Santoku: Affordable, Compact, and Chic

Santoku knives became an overnight sensation in the West when celebrity chef Rachel Ray stated it as her favorite kitchen tool on national television. It’s been years since that incident, but it’s still well-loved and appreciated by the general people. 

In utter honesty, a Santoku offers so many benefits in such an affordable price tag that its popularity is completely understandable. 

Features: What Makes Santoku Better? 

Let’s take a look at the features behind the popularity of a Santoku. 

Ultra-thin Granton Edges
Granton edges refer to the small scallops on the edge of a Santoku knife. These tiny scallops on the edge create air pockets when you’re cutting vegetables like potatoes or beef.

And the ingredient doesn’t stick to the blade or cause an interruption between continuous chopping motions. 

Granton edges or these tiny scallops provide better comfort for the user while maintaining edge retention for a long time. 

Three virtues

Santoku stands for “three virtues” in Japanese. The three virtues of this versatile, allrounder knife are herbs, vegetables, and meat. It can be used to slice, dice, and mince vegetables, meat and fish, and herbs easily.

Santoku’s thin blade, Granton edges, and curve at the front edge make it easier to thinly slice vegetables. The flat profile blade is ideal for rough chopping and dicing in uniform sizes. 

If you do julienne cuts and precise knife work a lot, then a Santoku is just what you need!

Ergonomic Build Comes With More Comfort

The usual length of a Santoku is never more than 7-inch. It offers a delicate weight balance between the thinner blade and the smaller handle. An ergonomically built wooden handle makes it easier to use than a traditional kitchen knife. 

If you spend hours in the kitchen, cutting, and chopping, then working with a small and thin knife-like Santoku is ideal for you. 

Its lightweight body gives you more control when you’re peeling, slicing, or doing heavy cutting like push and pull cutting, tap chopping, etc. 

Our Recommended Santoku Knife 

There are a lot of great Santoku knives available but we have a favorite. We love the MOSFIATA 7-inch Santoku knife because-

  • The blade is made of high-quality stainless steel that is rust-proof and is only 2.5mm thick. 
  • An ergonomic micarta handle ensures your hands don’t stress while you work. 
  • This hand-polished Santoku knife comes with a high-quality gift box. 
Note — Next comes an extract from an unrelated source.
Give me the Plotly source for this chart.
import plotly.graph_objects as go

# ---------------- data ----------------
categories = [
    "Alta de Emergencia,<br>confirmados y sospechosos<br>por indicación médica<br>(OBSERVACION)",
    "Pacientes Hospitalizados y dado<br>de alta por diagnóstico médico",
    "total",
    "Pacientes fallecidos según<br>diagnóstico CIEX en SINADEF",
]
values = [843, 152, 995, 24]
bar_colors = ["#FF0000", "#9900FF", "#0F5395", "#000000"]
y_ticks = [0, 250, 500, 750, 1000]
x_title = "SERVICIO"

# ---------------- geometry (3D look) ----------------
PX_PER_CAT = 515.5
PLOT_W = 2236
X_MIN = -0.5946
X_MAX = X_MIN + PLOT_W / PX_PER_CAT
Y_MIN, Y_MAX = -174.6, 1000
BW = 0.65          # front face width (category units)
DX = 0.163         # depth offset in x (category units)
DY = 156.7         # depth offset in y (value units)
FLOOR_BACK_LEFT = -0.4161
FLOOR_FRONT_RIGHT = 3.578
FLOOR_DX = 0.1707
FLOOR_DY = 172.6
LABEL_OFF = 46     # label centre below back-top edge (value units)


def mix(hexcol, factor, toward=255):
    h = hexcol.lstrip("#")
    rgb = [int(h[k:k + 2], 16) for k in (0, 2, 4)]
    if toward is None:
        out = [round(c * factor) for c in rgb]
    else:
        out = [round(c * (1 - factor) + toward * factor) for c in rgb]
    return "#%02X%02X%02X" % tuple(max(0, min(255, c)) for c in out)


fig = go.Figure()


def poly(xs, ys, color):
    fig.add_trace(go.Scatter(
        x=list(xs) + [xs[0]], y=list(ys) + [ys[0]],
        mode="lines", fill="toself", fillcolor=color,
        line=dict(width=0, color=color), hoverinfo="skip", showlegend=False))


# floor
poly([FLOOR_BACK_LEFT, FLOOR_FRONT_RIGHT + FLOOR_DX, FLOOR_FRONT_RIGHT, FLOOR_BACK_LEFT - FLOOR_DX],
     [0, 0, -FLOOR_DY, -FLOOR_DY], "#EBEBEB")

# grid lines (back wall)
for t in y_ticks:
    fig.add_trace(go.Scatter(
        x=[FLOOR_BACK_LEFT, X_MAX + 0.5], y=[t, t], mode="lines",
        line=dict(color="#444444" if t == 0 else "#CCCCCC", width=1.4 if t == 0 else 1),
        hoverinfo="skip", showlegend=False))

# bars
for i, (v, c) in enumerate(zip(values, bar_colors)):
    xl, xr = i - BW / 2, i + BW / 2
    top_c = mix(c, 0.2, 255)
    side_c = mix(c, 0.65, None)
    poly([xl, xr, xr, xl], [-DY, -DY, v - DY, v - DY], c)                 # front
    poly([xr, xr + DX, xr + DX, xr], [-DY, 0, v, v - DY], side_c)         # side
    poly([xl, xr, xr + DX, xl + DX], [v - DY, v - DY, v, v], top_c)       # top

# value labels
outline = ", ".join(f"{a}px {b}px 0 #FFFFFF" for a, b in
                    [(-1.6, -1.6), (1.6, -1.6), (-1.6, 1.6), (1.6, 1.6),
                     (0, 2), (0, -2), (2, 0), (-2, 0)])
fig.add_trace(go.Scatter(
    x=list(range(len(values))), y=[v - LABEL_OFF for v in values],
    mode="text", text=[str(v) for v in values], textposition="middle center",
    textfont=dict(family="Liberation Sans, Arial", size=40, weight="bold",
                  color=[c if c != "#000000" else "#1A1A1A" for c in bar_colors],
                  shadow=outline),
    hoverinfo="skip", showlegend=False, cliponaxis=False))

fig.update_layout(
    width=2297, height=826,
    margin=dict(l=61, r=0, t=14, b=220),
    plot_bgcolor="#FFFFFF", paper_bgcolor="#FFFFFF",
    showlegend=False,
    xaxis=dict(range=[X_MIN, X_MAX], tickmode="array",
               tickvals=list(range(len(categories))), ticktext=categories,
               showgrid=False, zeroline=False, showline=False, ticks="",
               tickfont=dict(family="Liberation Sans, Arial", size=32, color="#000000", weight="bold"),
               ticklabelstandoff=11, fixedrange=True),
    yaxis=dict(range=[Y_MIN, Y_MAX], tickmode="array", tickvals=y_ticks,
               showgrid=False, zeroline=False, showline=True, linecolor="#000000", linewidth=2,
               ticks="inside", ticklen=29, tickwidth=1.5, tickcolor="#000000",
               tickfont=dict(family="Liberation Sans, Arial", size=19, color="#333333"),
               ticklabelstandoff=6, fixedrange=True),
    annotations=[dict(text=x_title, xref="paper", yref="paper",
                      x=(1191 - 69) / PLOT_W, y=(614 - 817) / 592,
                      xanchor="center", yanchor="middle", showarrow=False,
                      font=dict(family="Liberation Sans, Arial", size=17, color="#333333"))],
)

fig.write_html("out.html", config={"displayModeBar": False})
Bunka Vs Santoku: Which One Is Better?

Now that you’ve learned everything about a Santoku and Bunka knife, which one do you think is better? For us, Bunka is the better one. 
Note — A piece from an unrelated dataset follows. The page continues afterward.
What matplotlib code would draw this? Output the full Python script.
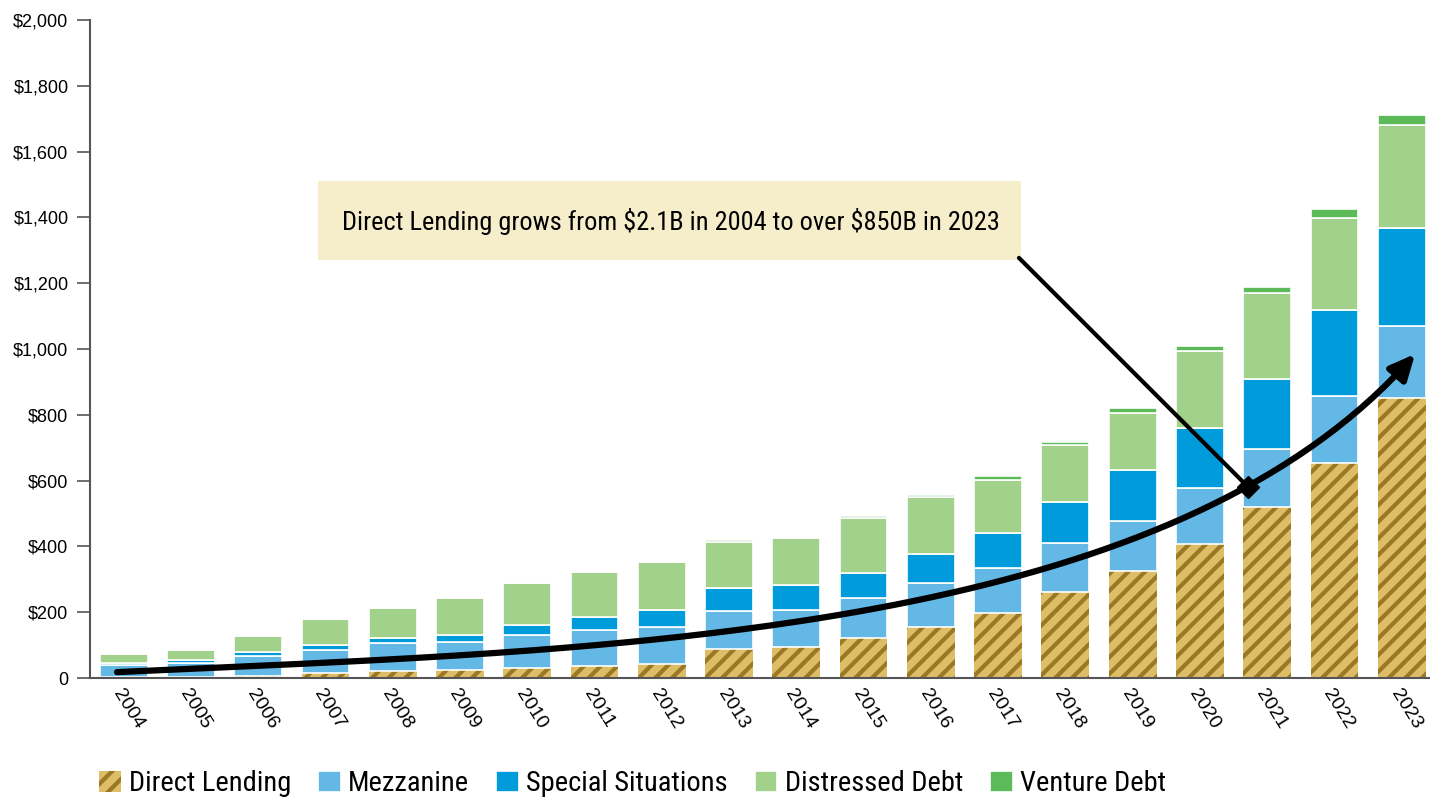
import numpy as np
import matplotlib
matplotlib.use('Agg')
import matplotlib.pyplot as plt
from matplotlib.patches import Rectangle, FancyArrowPatch
from matplotlib.path import Path

years = [str(y) for y in range(2004, 2024)]
direct_lending = [2.1, 3, 7, 15, 21, 24, 31, 37, 43, 87, 95, 123, 155, 199, 262, 325, 407, 519, 653, 852]
mezzanine = [38, 44, 59, 69, 84, 86, 100, 109, 111, 118, 112, 120, 134, 134, 149, 152, 171, 177, 205, 218]
special_sit = [6, 9, 13, 17, 17, 22, 30, 38, 53, 68, 75, 77, 87, 108, 125, 155, 182, 213, 260, 298]
distressed = [27, 28, 48, 78, 92, 110, 128, 137, 145, 141, 143, 166, 174, 162, 172, 174, 233, 260, 280, 312]
venture = [1, 1, 2, 2, 3, 4, 3, 4, 4, 5, 5, 7, 7, 11, 9, 15, 16, 19, 26, 30]

series_names = ['Direct Lending', 'Mezzanine', 'Special Situations', 'Distressed Debt', 'Venture Debt']
colors = ['#DDBD66', '#64B8E6', '#009BDA', '#A1D18B', '#5CBB58']
yticks = list(range(0, 2001, 200))
ytick_labels = ['0'] + ['${:,}'.format(v) for v in yticks[1:]]

note = 'Direct Lending grows from $2.1B in 2004 to over $850B in 2023'

narrow = ['Roboto Condensed', 'Open Sans Condensed', 'DejaVu Sans']
plt.rcParams['font.family'] = ['Liberation Sans', 'DejaVu Sans']
plt.rcParams['hatch.linewidth'] = 3

fig = plt.figure(figsize=(14.3, 7.99), dpi=100)
ax = fig.add_axes([0.063, 0.1514, 0.936, 0.8236])

x = np.arange(len(years))
w = 0.71
ax.bar(x, direct_lending, w, color=colors[0], edgecolor='#9A7826', hatch='//',
       linewidth=0, label=series_names[0])
bottom = np.array(direct_lending, dtype=float)
for vals, c, name in zip([mezzanine, special_sit, distressed, venture], colors[1:], series_names[1:]):
    ax.bar(x, vals, w, bottom=bottom, color=c, edgecolor='white', linewidth=1.2, label=name)
    bottom += np.array(vals)

ax.set_xlim(-0.5, 19.4)
ax.set_ylim(0, 2000)
ax.set_yticks(yticks)
ax.set_yticklabels(ytick_labels, fontsize=13)
ax.set_xticks(x)
ax.set_xticklabels(years, fontsize=14, rotation=-58, ha='left', va='top', rotation_mode='anchor')
ax.tick_params(axis='x', length=0, pad=6)
ax.tick_params(axis='y', length=9.5, width=1.2, color='#555555', pad=6)
for s in ['top', 'right']:
    ax.spines[s].set_visible(False)
for s in ['left', 'bottom']:
    ax.spines[s].set_color('#555555')
    ax.spines[s].set_linewidth(1.5)

# annotation box
ax.add_patch(Rectangle((2.89, 1271), 10.45, 240, facecolor='#F6EECB', edgecolor='none', zorder=3))
ax.text(8.13, 1389, note, ha='center', va='center', fontsize=19, family=narrow,
        fontstretch='condensed', parse_math=False, zorder=4)

# pointer from the box to the curve
ax.annotate('', xy=(16.72, 580), xytext=(13.31, 1277),
            arrowprops=dict(arrowstyle='-', lw=3, color='black', shrinkA=0, shrinkB=0), zorder=5)
ax.plot(16.72, 580, marker='D', ms=11, color='black', zorder=6)

# growth curve (cubic bezier sampled)
p0, p1, p2, p3 = np.array([-0.1, 18]), np.array([7, 85]), np.array([15.5, 110]), np.array([19.2, 985])
t = np.linspace(0, 1, 150)[:, None]
pts = (1 - t) ** 3 * p0 + 3 * (1 - t) ** 2 * t * p1 + 3 * (1 - t) * t ** 2 * p2 + t ** 3 * p3
curve = FancyArrowPatch(path=Path(pts), arrowstyle='-|>,head_length=0.75,head_width=0.35',
                        mutation_scale=20, lw=4.5, color='black', zorder=5)
ax.add_patch(curve)

leg = fig.legend(loc='center left', bbox_to_anchor=(0.069, 0.019), ncol=5, frameon=False,
                 prop={'family': narrow, 'size': 20.5, 'stretch': 'condensed'},
                 handlelength=0.8, handleheight=0.8,
                 handletextpad=0.25, columnspacing=0.95, borderaxespad=0, borderpad=0)

fig.savefig('out.png', dpi=100)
Both Bunka and Santoku are an ideal fit if you have small hands and require a knife with perfect weight balanced between the handle and the blade.

So, when it comes to the deciding factors, their uses matter the most.

You may choose a Bunka if you- 

  • Do a lot of precise cutting like brunoise cuts and need a pointed tip knife 
  • Work with meat a lot and do light butchering work like cleaning up fat under the meat.
  • Mince herbs, garlic, onion, and meat by hand. Bunka can be used to mince effortlessly in a back and forth motion. 

You may choose a Santoku if you-

  • Thinly slice fruits and vegetables a lot. Santoku’s narrow and thin blade is perfect for seamless vegetable slicing. 
  • If you dice fruits and vegetables a lot. Santoku is great for uniform dicing. 
  • Prep fish and meat by yourself and need a compact knife to help you do so. 

Final Words

Hopefully, this in-depth analysis has solved the Bunka Vs Santoku debate for you. If you think it’s Bunka, then your ideal knife qualification matches ours.

And if you prefer Santoku over Bunka, then rest assured. Its rich heritage and popularity are well-deserved. 

The deciding factor when choosing a knife should be your preference. While someone may be a fan of Bunka, you may prefer Santoku. 

Whatever you choose, we would like to assure you that both of these knives are equally great and performs outstandingly when used in the right way.